Perdón por la divagación. Volvamos a Italia. El desenlace del asesinato de Aldo Moro, su muerte, dio al traste con el acercamiento entre la DC y el PCI. Ambos partidos siguieron en la primera línea, aunque debilitados, de la vida política italiana. La hecatombe que Milza cita en su libro se produjo años más tarde de magnicidio y tuvo varias fechas y fases. En el caso del PCI, como en el de otros partidos —y países— comunistas, la caída del Muro de Berlín resultó definitiva; la Guerra Fría había terminado, y la formación no estaba del lado ganador. Aunque tomando la vía de la reforma a iniciativa de su secretario general, Achille Ochetto, no hubo manera de arreglar el descalabro; ni siquiera guardando la hoz y el martillo y rebautizándose como Partido Democrático de la Izquierda (PDS, por sus siglas en italiano), que cayó en la irrelevancia. A la DC y al PS los fulminó otra cosa: el «Tangentopoli», la «Operación Manos Limpias». Milza lo cuenta así: «En febrero de 1992, un socialista, Mario Chiesa, es arrestado en Milán con dinero negro. Cuenta los detalles del sistema de corrupción puesto en marcha por su partido en la capital lombarda.

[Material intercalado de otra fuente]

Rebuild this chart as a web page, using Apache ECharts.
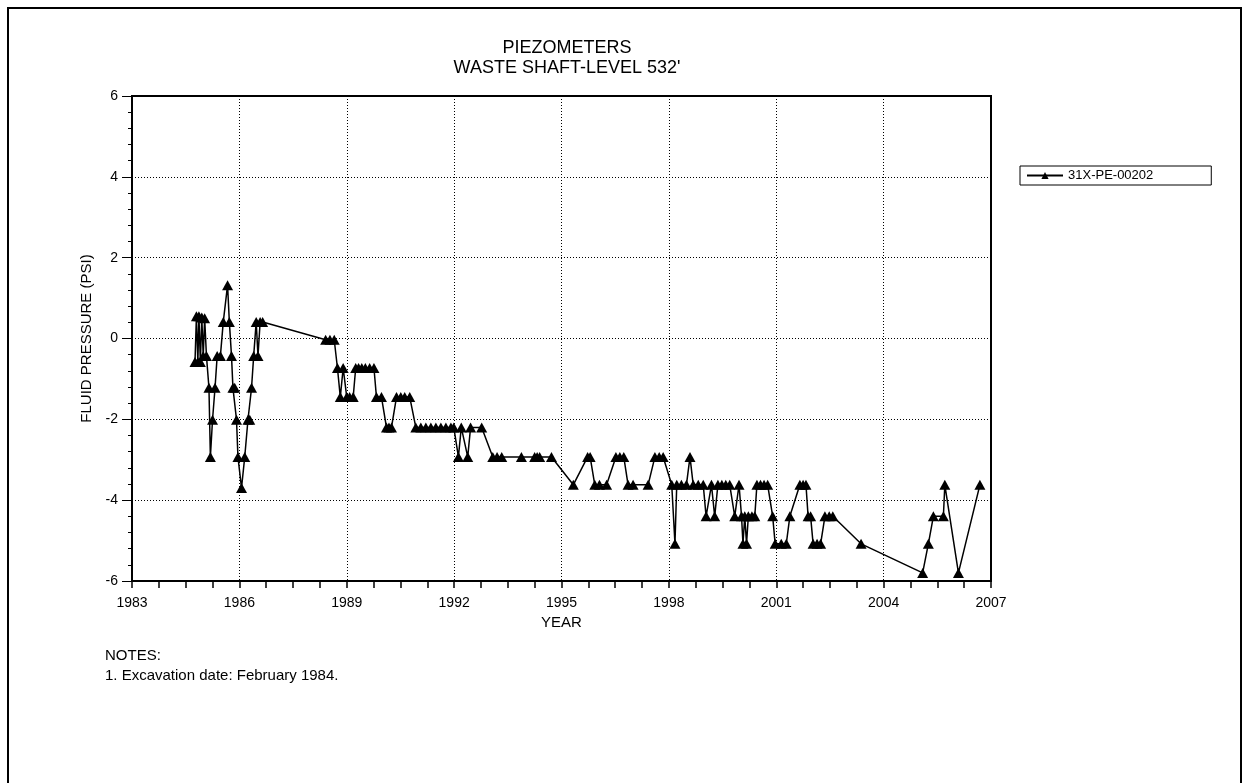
<!DOCTYPE html>
<html>
<head>
<meta charset="utf-8">
<title>Piezometers - Waste Shaft Level 532'</title>
<script src="https://cdn.jsdelivr.net/npm/echarts@6/dist/echarts.min.js"></script>
<style>
  html, body { margin: 0; padding: 0; background: #fff; }
  #chart { width: 1249px; height: 783px; }
</style>
</head>
<body>
<div id="chart"></div>
<script>
// Piezometer 31X-PE-00202 readings: decimal year and fluid pressure (psi)
const years = [
  1984.76, 1984.80, 1984.84, 1984.87, 1984.91, 1984.95, 1984.99, 1985.03, 1985.08,
  1985.15, 1985.19, 1985.25, 1985.32, 1985.38, 1985.47, 1985.55, 1985.67, 1985.72,
  1985.78, 1985.82, 1985.87, 1985.92, 1985.96, 1986.06, 1986.15, 1986.24, 1986.29,
  1986.34, 1986.40, 1986.47, 1986.52, 1986.58, 1986.65,
  1988.41, 1988.53, 1988.65, 1988.74, 1988.82, 1988.90, 1989.00, 1989.08, 1989.18,
  1989.25, 1989.33, 1989.42, 1989.52, 1989.64, 1989.76, 1989.83, 1989.97,
  1990.11, 1990.18, 1990.25, 1990.39, 1990.51, 1990.62, 1990.76,
  1990.93, 1991.07, 1991.21, 1991.35, 1991.49, 1991.63, 1991.77, 1991.91,
  1991.99, 1992.12, 1992.20, 1992.38, 1992.46, 1992.77,
  1993.08, 1993.20, 1993.33, 1993.88, 1994.25, 1994.32, 1994.39, 1994.72,
  1995.33, 1995.73, 1995.80, 1995.93, 1996.06, 1996.26, 1996.52, 1996.63, 1996.74,
  1996.86, 1997.00, 1997.42, 1997.61, 1997.73, 1997.84,
  1998.08, 1998.17, 1998.22, 1998.35, 1998.49, 1998.59, 1998.68, 1998.82, 1998.96,
  1999.04, 1999.19, 1999.28, 1999.37, 1999.48, 1999.59, 1999.70, 1999.84, 1999.96,
  2000.03, 2000.07, 2000.12, 2000.17, 2000.22, 2000.32, 2000.40,
  2000.46, 2000.56, 2000.66, 2000.76, 2000.90, 2000.97, 2001.14, 2001.28, 2001.38,
  2001.66, 2001.75, 2001.83, 2001.89, 2001.96, 2002.03, 2002.14, 2002.24,
  2002.36, 2002.48, 2002.58, 2003.37, 2005.09, 2005.25, 2005.39, 2005.67, 2005.71,
  2006.09, 2006.69
];
const psi = [
  -0.58, 0.55, -0.58, 0.55, -0.58, 0.52, -0.43, 0.50, -0.43,
  -1.22, -2.93, -2.01, -1.22, -0.43, -0.43, 0.41, 1.32, 0.41,
  -0.43, -1.22, -1.22, -2.01, -2.93, -3.70, -2.93, -2.01, -2.01,
  -1.22, -0.43, 0.41, -0.43, 0.41, 0.41,
  -0.03, -0.03, -0.03, -0.73, -1.45, -0.73, -1.45, -1.45, -1.45,
  -0.73, -0.73, -0.73, -0.73, -0.73, -0.73, -1.45, -1.45,
  -2.20, -2.20, -2.20, -1.45, -1.45, -1.45, -1.45,
  -2.20, -2.20, -2.20, -2.20, -2.20, -2.20, -2.20, -2.20,
  -2.20, -2.93, -2.20, -2.93, -2.20, -2.20,
  -2.93, -2.93, -2.93, -2.93, -2.93, -2.93, -2.93, -2.93,
  -3.62, -2.93, -2.93, -3.62, -3.62, -3.62, -2.93, -2.93, -2.93,
  -3.62, -3.62, -3.62, -2.93, -2.93, -2.93,
  -3.62, -5.08, -3.62, -3.62, -3.62, -2.93, -3.62, -3.62, -3.62,
  -4.40, -3.62, -4.40, -3.62, -3.62, -3.62, -3.62, -4.40, -3.62,
  -4.40, -5.08, -4.40, -5.08, -4.40, -4.40, -4.40,
  -3.62, -3.62, -3.62, -3.62, -4.40, -5.08, -5.08, -5.08, -4.40,
  -3.62, -3.62, -3.62, -4.40, -4.40, -5.08, -5.08, -5.08,
  -4.40, -4.40, -4.40, -5.08, -5.80, -5.08, -4.40, -4.40, -3.62,
  -5.80, -3.62
];

// Axis ranges and tick spacing
const xRange = [1983, 2007];
const xStep = 3;
const yRange = [-6, 6];
const yStep = 2;

const seriesName = '31X-PE-00202';
const titleLines = ['PIEZOMETERS', "WASTE SHAFT-LEVEL 532'"];
const xTitle = 'YEAR';
const yTitle = 'FLUID PRESSURE (PSI)';
const notes = ['NOTES:', '1. Excavation date: February 1984.'];

const FONT = "'Liberation Sans', Arial, sans-serif";
const points = years.map((y, i) => [y, psi[i]]);

const chart = echarts.init(document.getElementById('chart'), null, { renderer: 'canvas' });

chart.setOption({
  backgroundColor: '#fff',
  animation: false,
  title: {
    text: titleLines.join('\n'),
    left: 562,
    top: 33,
    textAlign: 'center',
    textStyle: { fontFamily: FONT, fontSize: 18, fontWeight: 'normal', color: '#000', lineHeight: 20 }
  },
  legend: {
    left: 1020,
    top: 166,
    padding: [3, 58, 3, 6],
    borderColor: '#000',
    borderWidth: 1,
    itemWidth: 36,
    itemHeight: 9,
    textStyle: { fontFamily: FONT, fontSize: 13, color: '#000' },
    data: [seriesName]
  },
  grid: {
    left: 132,
    right: 258,
    top: 96,
    bottom: 202,
    show: true,
    borderColor: '#000',
    borderWidth: 2,
    backgroundColor: 'transparent'
  },
  xAxis: {
    type: 'value',
    min: xRange[0],
    max: xRange[1],
    interval: xStep,
    name: xTitle,
    nameLocation: 'middle',
    nameGap: 31,
    nameTextStyle: { fontFamily: FONT, fontSize: 15, color: '#000' },
    axisLine: { show: true, onZero: false, lineStyle: { color: '#000', width: 2 } },
    axisTick: { show: true, inside: false, length: 7, lineStyle: { color: '#000', width: 1.5 } },
    minorTick: { show: true, splitNumber: 4, length: 7, lineStyle: { color: '#000', width: 1.5 } },
    axisLabel: {
      fontFamily: FONT, fontSize: 14, color: '#000', margin: 15,
      formatter: v => String(Math.round(v))
    },
    splitLine: { show: true, lineStyle: { color: '#000', width: 1, type: [1, 2] } },
    minorSplitLine: { show: false }
  },
  yAxis: {
    type: 'value',
    min: yRange[0],
    max: yRange[1],
    interval: yStep,
    name: yTitle,
    nameLocation: 'middle',
    nameRotate: 90,
    nameGap: 36,
    nameTextStyle: { fontFamily: FONT, fontSize: 15, color: '#000' },
    axisLine: { show: true, onZero: false, lineStyle: { color: '#000', width: 2 } },
    axisTick: { show: true, inside: false, length: 10, lineStyle: { color: '#000', width: 1 } },
    minorTick: { show: true, splitNumber: 5, length: 4, lineStyle: { color: '#000', width: 1 } },
    axisLabel: { fontFamily: FONT, fontSize: 14, color: '#000', margin: 14 },
    splitLine: { show: true, lineStyle: { color: '#000', width: 1, type: [1, 2] } }
  },
  series: [{
    name: seriesName,
    type: 'line',
    data: points,
    symbol: 'triangle',
    symbolSize: [11, 10],
    showAllSymbol: true,
    color: '#000',
    itemStyle: { color: '#000' },
    lineStyle: { color: '#000', width: 1.5 }
  }],
  graphic: [
    {
      type: 'rect',
      shape: { x: 8, y: 8, width: 1233, height: 800 },
      style: { fill: 'none', stroke: '#000', lineWidth: 2 },
      silent: true
    },
    {
      type: 'text',
      left: 105,
      top: 646,
      style: { text: notes.join('\n'), font: "15px 'Liberation Sans', Arial, sans-serif", fill: '#000', lineHeight: 20 }
    }
  ]
});
</script>
</body>
</html>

Acaba de estallar el escándalo ‘Manos Limpias’ (…) En total, siete ministros son obligados a dimitir entre 1992 y 1993, al igual que tres secretarios de partido, entre ellos Bettino Craxi, que sale de escena y toma la ruta del exilio en 1994; dos años más tarde, 338 diputados, 100 senadores y un centenar de representantes públicos de todos los partidos, pero mayoritariamente democristianos y socialistas, son acusados».

El cataclismo terminó con la llamada «primera república italiana», y dio paso a la segunda, a la del «berlusconismo», que tan bien retratada ha quedado en libros como el divertido y desolador «Que empiece la fiesta» (Niccolò Ammaninti) o en películas como «La gran belleza» (Paolo Sorrentino, 2013), filme con una escena memorable donde el protagonista, el periodista Jep, manda a paseo a una artista contemporánea insoportable (iba a utilizar otra palabra, pero me corto). El desierto político que resultó del hundimiento de la DC y del PCI concedió a Forza Italia, pues, la posibilidad de hacerse con las riendas del país. En el centro-izquierda, el Partido Democrático brotó como la alternativa en ese arco del espectro político. Para volver al principio, los resultados de las elecciones de este domingo han puesto fin a la importancia de ambas formaciones. Y de ahí, en fin, que Luigi di Maio haya sentenciado que la «tercera república» acaba de nacer.